In Part 2 of this two part series of papers, the gas phase and electrochemical properties of the quinary alloy Ti1.5Zr5.5V0.5(MxNi1−x)9.5 with M = Cr, Mn, Fe, Co, Cu, or Al and x = 0.1 or 0.2 are studied and compared to the structural properties reported in Part 1. The electrochemical properties of the alloys are strongly related to the non-Laves phases. For example, the Zr7Ni10 phase provides a more catalytic surface and improves the high rate discharge capability of the alloy at the expense of discharge capacity due to the higher Ni to Zr ratio; the Zr9Ni11 phase, on the contrary, improves the discharge capacity but hinders the high rate discharge capability. In the Laves phases, C14 provides a stable hydride with lower equilibrium pressure, higher gas phase storage capacity and lower electrochemical rate capability. The C15 phase provides a less stable hydride with higher equilibrium pressure, lower gas phase storage capacity and higher electrochemical storage capacity. The main effect of each modifying element can be summarized as follows: Mn is the most beneficial substitution element found in this study.
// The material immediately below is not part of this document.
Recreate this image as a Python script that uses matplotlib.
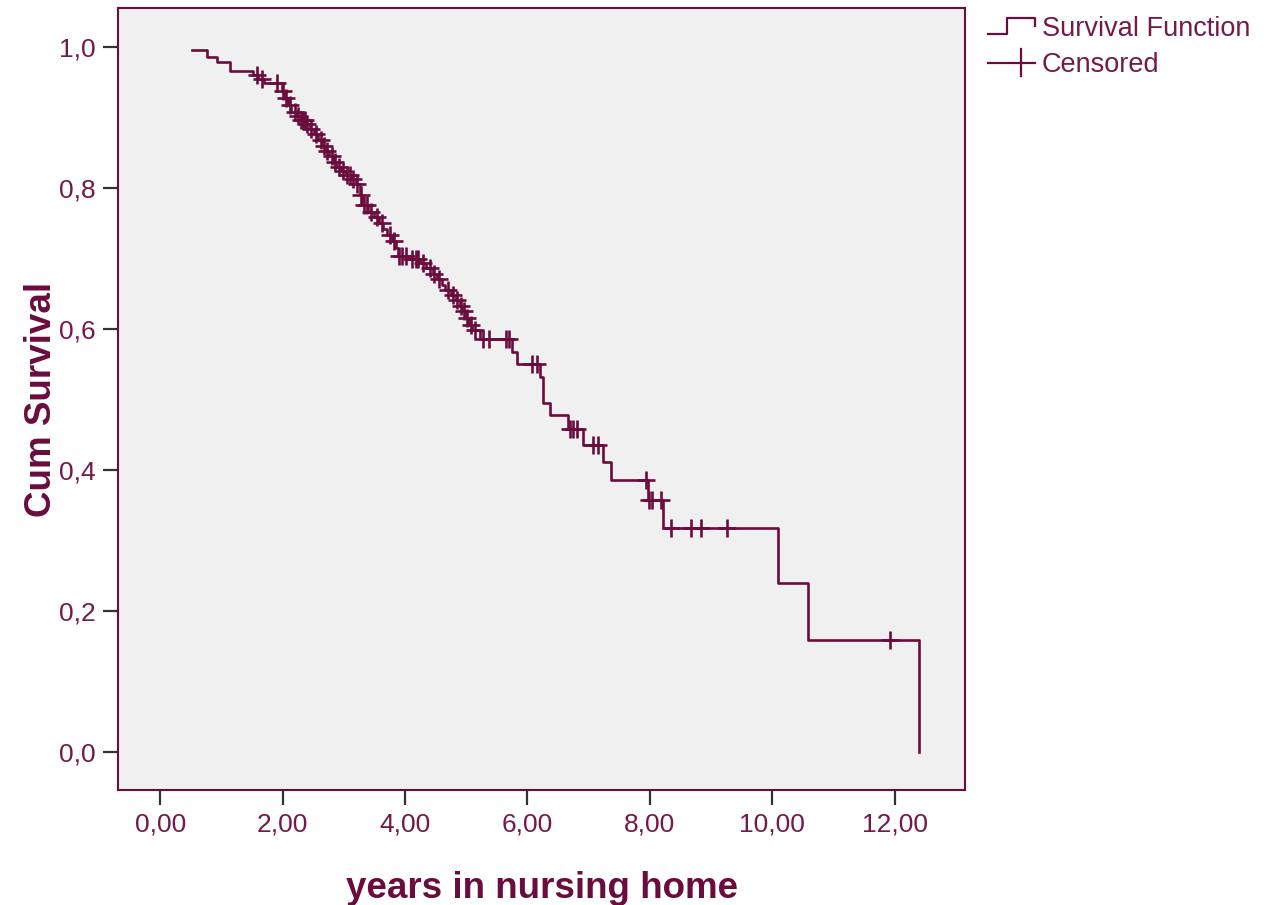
import numpy as np
import matplotlib
matplotlib.use("Agg")
import matplotlib.pyplot as plt
from matplotlib.lines import Line2D
from matplotlib.legend_handler import HandlerBase

# ---- data ----
step_times = [0.52, 0.76, 0.93, 1.14, 1.52, 1.60, 1.69, 1.99, 2.03, 2.08, 2.13, 2.22,
              2.30, 2.38, 2.45, 2.52, 2.58, 2.64, 2.70, 2.76, 2.82, 2.88, 2.95, 3.03,
              3.12, 3.20, 3.27, 3.29, 3.40, 3.50, 3.57, 3.64, 3.70, 3.79, 3.85, 3.88,
              4.08, 4.25, 4.35, 4.45, 4.53, 4.60, 4.66, 4.75, 4.83, 4.90, 4.95, 5.00,
              5.04, 5.10, 5.23, 5.74, 5.83, 6.21, 6.25, 6.37, 6.67, 6.90, 7.23, 7.36,
              7.97, 8.22, 10.09, 10.58, 12.40]
step_surv = [0.995, 0.986, 0.978, 0.966, 0.960, 0.955, 0.948, 0.938, 0.928, 0.918, 0.908, 0.902,
             0.896, 0.890, 0.884, 0.876, 0.868, 0.860, 0.852, 0.845, 0.837, 0.830, 0.824, 0.818,
             0.812, 0.805, 0.790, 0.776, 0.766, 0.758, 0.750, 0.741, 0.733, 0.724, 0.714, 0.704,
             0.699, 0.693, 0.686, 0.678, 0.670, 0.662, 0.655, 0.648, 0.641, 0.633, 0.625, 0.615,
             0.605, 0.598, 0.585, 0.567, 0.550, 0.532, 0.495, 0.478, 0.458, 0.435, 0.411, 0.386,
             0.357, 0.318, 0.239, 0.159, 0.0]
censor_times = [1.58, 1.67, 1.90, 2.01, 2.05, 2.12, 2.20, 2.25, 2.30, 2.33, 2.37, 2.40,
                2.47, 2.55, 2.62, 2.68, 2.72, 2.80, 2.85, 2.92, 2.98, 3.05, 3.10, 3.15,
                3.22, 3.28, 3.33, 3.38, 3.45, 3.55, 3.62, 3.75, 3.82, 3.90, 3.95, 4.02,
                4.12, 4.18, 4.22, 4.30, 4.40, 4.48, 4.55, 4.70, 4.78, 4.85, 4.92, 4.97,
                5.02, 5.08, 5.15, 5.28, 5.37, 5.65, 5.70, 6.08, 6.15, 6.70, 6.75, 6.81,
                7.07, 7.15, 7.94, 7.99, 8.03, 8.19, 8.34, 8.68, 8.84, 9.26, 11.92]
x_ticks = [0, 2, 4, 6, 8, 10, 12]
x_ticklabels = ["0,00", "2,00", "4,00", "6,00", "8,00", "10,00", "12,00"]
y_ticks = [0.0, 0.2, 0.4, 0.6, 0.8, 1.0]
y_ticklabels = ["0,0", "0,2", "0,4", "0,6", "0,8", "1,0"]

MAROON = "#6a0c3c"
TXT = "#741a48"

st = np.array(step_times)
ss = np.array(step_surv)
ct = np.array(censor_times)
idx = np.searchsorted(st, ct, side="right") - 1
cs = ss[idx]

plt.rcParams["font.family"] = ["Liberation Sans", "DejaVu Sans"]

fig = plt.figure(figsize=(12.66, 9.05), dpi=100)
ax = fig.add_axes([118/1266, 1-790/905, (965-118)/1266, (790-8)/905])
ax.set_facecolor("#f0f0f0")

ax.step(st, ss, where="post", color=MAROON, lw=1.9, zorder=3)
ax.plot(ct, cs, linestyle="none", marker="+", markersize=13, markeredgewidth=1.9,
        color=MAROON, zorder=4)

ax.set_xlim(-0.69, 13.15)
ax.set_ylim(-0.054, 1.055)
ax.set_xticks(x_ticks)
ax.set_xticklabels(x_ticklabels)
ax.set_yticks(y_ticks)
ax.set_yticklabels(y_ticklabels)
ax.tick_params(axis="both", direction="out", length=11, width=1.6, color="#333333",
               labelsize=19, labelcolor=TXT, pad=5)
for sp in ax.spines.values():
    sp.set_color(MAROON)
    sp.set_linewidth(1.5)

ax.set_xlabel("years in nursing home", fontsize=26.5, fontweight="bold", color=MAROON, labelpad=25)
ax.set_ylabel("Cum Survival", fontsize=26.5, fontweight="bold", color=MAROON, labelpad=0)


class HandlerStepGlyph(HandlerBase):
    def create_artists(self, legend, orig_handle, xdescent, ydescent, width, height, fontsize, trans):
        x0 = -xdescent
        y0 = -ydescent
        xs = [x0, x0 + 0.4 * width, x0 + 0.4 * width, x0 + width, x0 + width]
        ys = [y0 + 0.1 * height, y0 + 0.1 * height, y0 + 0.95 * height, y0 + 0.95 * height, y0 + 0.5 * height]
        ln = Line2D(xs, ys, color=MAROON, lw=1.6, transform=trans)
        return [ln]


class HandlerCensorGlyph(HandlerBase):
    def create_artists(self, legend, orig_handle, xdescent, ydescent, width, height, fontsize, trans):
        x0 = -xdescent
        y0 = -ydescent
        ln = Line2D([x0, x0 + width], [y0 + 0.5 * height] * 2, color=MAROON, lw=1.6, transform=trans)
        xm = x0 + 0.7 * width
        tk = Line2D([xm, xm], [y0 - 0.2 * height, y0 + 1.2 * height], color=MAROON, lw=1.6, transform=trans)
        return [ln, tk]


h1 = Line2D([], [], color=MAROON)
h2 = Line2D([], [], color=MAROON, marker="+")
leg = ax.legend([h1, h2], ["Survival Function", "Censored"],
                handler_map={h1: HandlerStepGlyph(), h2: HandlerCensorGlyph()},
                loc="upper left", bbox_to_anchor=(1.027, 0.99), frameon=False,
                fontsize=19.5, handlelength=1.75, handletextpad=0.25, labelspacing=0.38,
                borderaxespad=0.0, borderpad=0.0)
for t in leg.get_texts():
    t.set_color(TXT)

fig.savefig("out.png", dpi=100, facecolor="white")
Mn increases both the gas phase and electrochemical capacities with good reversibility; it also improves the activation, hydrogen diffusion, surface reaction, and high rate discharge capability. Co increases the degree of disorder in the alloy, reduces both gas phase and electrochemical capacities, destabilizes the hydride, improves activation, and reduces surface reactivity. Fe decreases the gas phase capacity but improves the electrochemical discharge capacity. Fe facilities activation, but its surface reaction is the least active among the substituents used in this study. Al, Cr, and Cu are less desirable because they reduce: (1) the electrochemical and gas phase capacities, (2) the reversibility, and (3) the rate capability. They also slow activation.